§ Work instructions: Print the data exactly as it is given, please.

Start of Dataset content

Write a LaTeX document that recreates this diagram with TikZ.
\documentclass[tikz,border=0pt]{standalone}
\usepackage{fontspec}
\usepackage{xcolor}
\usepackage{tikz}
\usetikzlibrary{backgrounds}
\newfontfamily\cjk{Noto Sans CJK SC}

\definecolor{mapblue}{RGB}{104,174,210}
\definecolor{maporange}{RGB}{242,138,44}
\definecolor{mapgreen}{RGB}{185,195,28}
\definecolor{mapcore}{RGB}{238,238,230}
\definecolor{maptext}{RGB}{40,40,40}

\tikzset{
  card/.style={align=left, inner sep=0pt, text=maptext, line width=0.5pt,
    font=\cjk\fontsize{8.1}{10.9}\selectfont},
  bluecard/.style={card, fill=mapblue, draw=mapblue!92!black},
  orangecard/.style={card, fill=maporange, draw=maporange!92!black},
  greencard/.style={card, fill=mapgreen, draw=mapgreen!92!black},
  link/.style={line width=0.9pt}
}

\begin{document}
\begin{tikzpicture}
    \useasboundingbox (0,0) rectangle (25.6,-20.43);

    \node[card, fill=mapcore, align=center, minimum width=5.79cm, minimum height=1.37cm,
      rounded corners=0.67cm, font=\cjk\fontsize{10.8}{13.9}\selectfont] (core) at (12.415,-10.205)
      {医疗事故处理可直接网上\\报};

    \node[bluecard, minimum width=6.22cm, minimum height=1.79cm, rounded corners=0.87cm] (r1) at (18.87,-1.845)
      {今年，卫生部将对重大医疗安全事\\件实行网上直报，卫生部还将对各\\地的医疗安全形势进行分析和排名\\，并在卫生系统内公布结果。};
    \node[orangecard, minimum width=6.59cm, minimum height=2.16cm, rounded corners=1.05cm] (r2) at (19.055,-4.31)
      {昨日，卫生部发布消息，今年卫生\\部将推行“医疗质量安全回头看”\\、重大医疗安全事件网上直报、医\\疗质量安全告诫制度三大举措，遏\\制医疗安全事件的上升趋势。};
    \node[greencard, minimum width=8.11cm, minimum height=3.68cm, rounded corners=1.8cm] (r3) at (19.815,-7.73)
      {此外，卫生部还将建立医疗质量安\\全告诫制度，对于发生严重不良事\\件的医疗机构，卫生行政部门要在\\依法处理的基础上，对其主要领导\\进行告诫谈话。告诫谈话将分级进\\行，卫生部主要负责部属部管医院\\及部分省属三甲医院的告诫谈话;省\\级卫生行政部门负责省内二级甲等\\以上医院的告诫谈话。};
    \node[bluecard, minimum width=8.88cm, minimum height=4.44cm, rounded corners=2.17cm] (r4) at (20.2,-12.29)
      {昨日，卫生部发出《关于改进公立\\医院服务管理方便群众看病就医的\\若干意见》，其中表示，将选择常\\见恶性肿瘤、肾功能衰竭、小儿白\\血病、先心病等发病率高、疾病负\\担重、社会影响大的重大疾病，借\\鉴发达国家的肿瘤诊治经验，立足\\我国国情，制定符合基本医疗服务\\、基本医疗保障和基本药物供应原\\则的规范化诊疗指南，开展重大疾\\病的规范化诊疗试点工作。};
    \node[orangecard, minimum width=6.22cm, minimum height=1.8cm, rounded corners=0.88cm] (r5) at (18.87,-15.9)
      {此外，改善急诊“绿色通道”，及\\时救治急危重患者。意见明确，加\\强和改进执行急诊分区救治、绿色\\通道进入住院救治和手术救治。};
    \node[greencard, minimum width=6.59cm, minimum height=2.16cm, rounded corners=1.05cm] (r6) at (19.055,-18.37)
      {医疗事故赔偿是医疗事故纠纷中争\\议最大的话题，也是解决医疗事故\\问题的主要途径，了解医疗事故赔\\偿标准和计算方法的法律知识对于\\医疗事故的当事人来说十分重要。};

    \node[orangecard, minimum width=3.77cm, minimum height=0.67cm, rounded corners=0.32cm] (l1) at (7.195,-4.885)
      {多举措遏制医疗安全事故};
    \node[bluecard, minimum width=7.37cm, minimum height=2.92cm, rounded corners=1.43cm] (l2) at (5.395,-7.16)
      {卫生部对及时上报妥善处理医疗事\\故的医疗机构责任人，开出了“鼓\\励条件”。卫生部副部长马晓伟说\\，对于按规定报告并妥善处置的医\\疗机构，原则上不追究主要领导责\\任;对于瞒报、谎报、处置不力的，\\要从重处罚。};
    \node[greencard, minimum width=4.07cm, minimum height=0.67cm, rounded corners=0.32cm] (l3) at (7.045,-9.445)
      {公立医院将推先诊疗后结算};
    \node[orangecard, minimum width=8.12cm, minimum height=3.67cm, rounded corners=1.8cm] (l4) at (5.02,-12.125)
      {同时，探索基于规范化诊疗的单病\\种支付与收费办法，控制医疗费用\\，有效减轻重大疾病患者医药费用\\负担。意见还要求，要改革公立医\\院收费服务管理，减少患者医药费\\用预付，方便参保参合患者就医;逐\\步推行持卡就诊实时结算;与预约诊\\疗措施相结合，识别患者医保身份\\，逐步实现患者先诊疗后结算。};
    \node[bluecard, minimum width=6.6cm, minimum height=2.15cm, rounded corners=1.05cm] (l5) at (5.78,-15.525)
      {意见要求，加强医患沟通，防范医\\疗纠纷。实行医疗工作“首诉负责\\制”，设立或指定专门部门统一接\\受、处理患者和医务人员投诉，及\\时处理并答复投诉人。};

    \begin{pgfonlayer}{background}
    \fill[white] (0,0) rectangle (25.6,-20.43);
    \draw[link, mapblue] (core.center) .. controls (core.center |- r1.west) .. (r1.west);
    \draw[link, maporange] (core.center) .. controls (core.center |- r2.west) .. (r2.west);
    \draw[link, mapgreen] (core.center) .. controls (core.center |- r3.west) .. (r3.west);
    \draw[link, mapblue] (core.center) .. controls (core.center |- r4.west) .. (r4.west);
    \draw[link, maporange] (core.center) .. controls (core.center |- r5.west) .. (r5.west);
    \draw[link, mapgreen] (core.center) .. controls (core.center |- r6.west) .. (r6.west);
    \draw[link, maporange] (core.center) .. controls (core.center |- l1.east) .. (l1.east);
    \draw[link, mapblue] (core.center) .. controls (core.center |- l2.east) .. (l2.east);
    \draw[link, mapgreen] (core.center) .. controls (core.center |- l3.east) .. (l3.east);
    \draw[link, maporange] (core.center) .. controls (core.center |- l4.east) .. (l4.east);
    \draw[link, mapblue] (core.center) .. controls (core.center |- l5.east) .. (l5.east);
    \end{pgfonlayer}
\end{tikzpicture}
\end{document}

End of Dataset content

§ The completed task:
Write a LaTeX document that recreates this diagram with TikZ.
\documentclass[tikz,border=0pt]{standalone}
\usepackage{fontspec}
\usepackage{xcolor}
\usepackage{tikz}
\usetikzlibrary{backgrounds}
\newfontfamily\cjk{Noto Sans CJK SC}

\definecolor{mapblue}{RGB}{104,174,210}
\definecolor{maporange}{RGB}{242,138,44}
\definecolor{mapgreen}{RGB}{185,195,28}
\definecolor{mapcore}{RGB}{238,238,230}
\definecolor{maptext}{RGB}{40,40,40}

\tikzset{
  card/.style={align=left, inner sep=0pt, text=maptext, line width=0.5pt,
    font=\cjk\fontsize{8.1}{10.9}\selectfont},
  bluecard/.style={card, fill=mapblue, draw=mapblue!92!black},
  orangecard/.style={card, fill=maporange, draw=maporange!92!black},
  greencard/.style={card, fill=mapgreen, draw=mapgreen!92!black},
  link/.style={line width=0.9pt}
}

\begin{document}
\begin{tikzpicture}
    \useasboundingbox (0,0) rectangle (25.6,-20.43);

    \node[card, fill=mapcore, align=center, minimum width=5.79cm, minimum height=1.37cm,
      rounded corners=0.67cm, font=\cjk\fontsize{10.8}{13.9}\selectfont] (core) at (12.415,-10.205)
      {医疗事故处理可直接网上\\报};

    \node[bluecard, minimum width=6.22cm, minimum height=1.79cm, rounded corners=0.87cm] (r1) at (18.87,-1.845)
      {今年，卫生部将对重大医疗安全事\\件实行网上直报，卫生部还将对各\\地的医疗安全形势进行分析和排名\\，并在卫生系统内公布结果。};
    \node[orangecard, minimum width=6.59cm, minimum height=2.16cm, rounded corners=1.05cm] (r2) at (19.055,-4.31)
      {昨日，卫生部发布消息，今年卫生\\部将推行“医疗质量安全回头看”\\、重大医疗安全事件网上直报、医\\疗质量安全告诫制度三大举措，遏\\制医疗安全事件的上升趋势。};
    \node[greencard, minimum width=8.11cm, minimum height=3.68cm, rounded corners=1.8cm] (r3) at (19.815,-7.73)
      {此外，卫生部还将建立医疗质量安\\全告诫制度，对于发生严重不良事\\件的医疗机构，卫生行政部门要在\\依法处理的基础上，对其主要领导\\进行告诫谈话。告诫谈话将分级进\\行，卫生部主要负责部属部管医院\\及部分省属三甲医院的告诫谈话;省\\级卫生行政部门负责省内二级甲等\\以上医院的告诫谈话。};
    \node[bluecard, minimum width=8.88cm, minimum height=4.44cm, rounded corners=2.17cm] (r4) at (20.2,-12.29)
      {昨日，卫生部发出《关于改进公立\\医院服务管理方便群众看病就医的\\若干意见》，其中表示，将选择常\\见恶性肿瘤、肾功能衰竭、小儿白\\血病、先心病等发病率高、疾病负\\担重、社会影响大的重大疾病，借\\鉴发达国家的肿瘤诊治经验，立足\\我国国情，制定符合基本医疗服务\\、基本医疗保障和基本药物供应原\\则的规范化诊疗指南，开展重大疾\\病的规范化诊疗试点工作。};
    \node[orangecard, minimum width=6.22cm, minimum height=1.8cm, rounded corners=0.88cm] (r5) at (18.87,-15.9)
      {此外，改善急诊“绿色通道”，及\\时救治急危重患者。意见明确，加\\强和改进执行急诊分区救治、绿色\\通道进入住院救治和手术救治。};
    \node[greencard, minimum width=6.59cm, minimum height=2.16cm, rounded corners=1.05cm] (r6) at (19.055,-18.37)
      {医疗事故赔偿是医疗事故纠纷中争\\议最大的话题，也是解决医疗事故\\问题的主要途径，了解医疗事故赔\\偿标准和计算方法的法律知识对于\\医疗事故的当事人来说十分重要。};

    \node[orangecard, minimum width=3.77cm, minimum height=0.67cm, rounded corners=0.32cm] (l1) at (7.195,-4.885)
      {多举措遏制医疗安全事故};
    \node[bluecard, minimum width=7.37cm, minimum height=2.92cm, rounded corners=1.43cm] (l2) at (5.395,-7.16)
      {卫生部对及时上报妥善处理医疗事\\故的医疗机构责任人，开出了“鼓\\励条件”。卫生部副部长马晓伟说\\，对于按规定报告并妥善处置的医\\疗机构，原则上不追究主要领导责\\任;对于瞒报、谎报、处置不力的，\\要从重处罚。};
    \node[greencard, minimum width=4.07cm, minimum height=0.67cm, rounded corners=0.32cm] (l3) at (7.045,-9.445)
      {公立医院将推先诊疗后结算};
    \node[orangecard, minimum width=8.12cm, minimum height=3.67cm, rounded corners=1.8cm] (l4) at (5.02,-12.125)
      {同时，探索基于规范化诊疗的单病\\种支付与收费办法，控制医疗费用\\，有效减轻重大疾病患者医药费用\\负担。意见还要求，要改革公立医\\院收费服务管理，减少患者医药费\\用预付，方便参保参合患者就医;逐\\步推行持卡就诊实时结算;与预约诊\\疗措施相结合，识别患者医保身份\\，逐步实现患者先诊疗后结算。};
    \node[bluecard, minimum width=6.6cm, minimum height=2.15cm, rounded corners=1.05cm] (l5) at (5.78,-15.525)
      {意见要求，加强医患沟通，防范医\\疗纠纷。实行医疗工作“首诉负责\\制”，设立或指定专门部门统一接\\受、处理患者和医务人员投诉，及\\时处理并答复投诉人。};

    \begin{pgfonlayer}{background}
    \fill[white] (0,0) rectangle (25.6,-20.43);
    \draw[link, mapblue] (core.center) .. controls (core.center |- r1.west) .. (r1.west);
    \draw[link, maporange] (core.center) .. controls (core.center |- r2.west) .. (r2.west);
    \draw[link, mapgreen] (core.center) .. controls (core.center |- r3.west) .. (r3.west);
    \draw[link, mapblue] (core.center) .. controls (core.center |- r4.west) .. (r4.west);
    \draw[link, maporange] (core.center) .. controls (core.center |- r5.west) .. (r5.west);
    \draw[link, mapgreen] (core.center) .. controls (core.center |- r6.west) .. (r6.west);
    \draw[link, maporange] (core.center) .. controls (core.center |- l1.east) .. (l1.east);
    \draw[link, mapblue] (core.center) .. controls (core.center |- l2.east) .. (l2.east);
    \draw[link, mapgreen] (core.center) .. controls (core.center |- l3.east) .. (l3.east);
    \draw[link, maporange] (core.center) .. controls (core.center |- l4.east) .. (l4.east);
    \draw[link, mapblue] (core.center) .. controls (core.center |- l5.east) .. (l5.east);
    \end{pgfonlayer}
\end{tikzpicture}
\end{document}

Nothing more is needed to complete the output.